MİT-KCK işbirliği doğruysa, belli ki Müsteşar Hakan Fidan'ın bundan bilgisi yok. Yeni atandı; bu mazeret kabul edilebilir. Ama yıllar içinde, Genelkurmay Başkanlığı'na kadar yükselen İlker Başbuğ'a ne demeli! O da hiçbir gelişmeden haberdar olmadığını ifade ediyor. Ne İnternet Andıcı'yla 4 yeni sitenin kurulacağını biliyor, ne de Dursun Çiçek'in hazırladığı İrtica ile Mücadele Eylem Planı'nı. Gölcük Donanma Komutanlığı'ndaki aramada, İstihbarat Karşı Koyma biriminin parkesi altından çıkan "Proje" belgesini de hiç duymamış. Malûm Proje, İrtica ile Mücadele Eylem Planı'nın taslak metnini oluşturuyordu ve içinde de kara propaganda yapmaya yönelik internet sitelerinin nasıl kurulacağını anlatıyordu: "Gri ve kara propaganda yöntemleri kullanabilecek nitelikte sanal ağ siteleri kurulacak. İnternet siteleri, güvenilir kişiler üzerinden uygun personel tarafından oluşturulacak ve kurum riske atılmayacak."

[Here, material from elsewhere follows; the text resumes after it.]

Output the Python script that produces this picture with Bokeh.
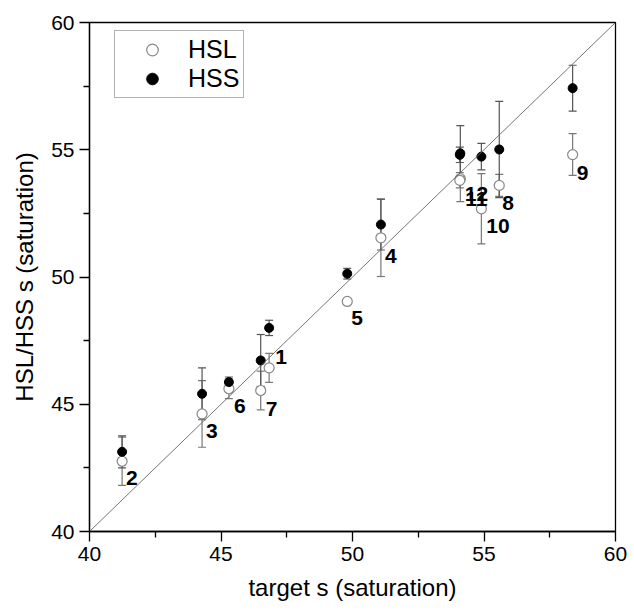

Burada tarif edildiği şekilde 4 yeni site kuruldu.
Tabii, Başbuğ'a bazı sorular sormaya hakkımız var: Eylem Planı ortaya çıkınca, neden askeri savcılığın Dursun Çiçek'in görev yaptığı Bilgi Destek Dairesi 3. Destek Şubesi'ndeki bilgisayarların içeriğinin alelusul araştırılmasına göz yumdu? Ve ona alelacele, "Bu bir kâğıt parçası" dedi? Niçin, söz konusu belge Taraf gazetesinde 12 Haziran 2009'da yayınlanır yayınlanmaz, Genelkurmay Karargâhı'nda belge imha işlemi başlatıldı? Bilgi Destek Daire Başkanlığı'nda kullanılan ve içinde kapatılan internet sitelerinin arşivlerinin de bulunduğu 26 bilgisayar ile 5 sunucu 35 kez geri getirilmeyecek şekilde silindi? Bu bir rutin işlemse, tam da Taraf'ın yayınının sonrasına denk gelmesi sadece tesadüf mü?
İlker Başbuğ, Haziran 2009 sonunda yaptığı basın toplantısında lav silâhı için "Bu boru" derken, İrtica ile Mücadele Eylem Planı'nı da "kâğıt parçası" olarak değerlendirmişti.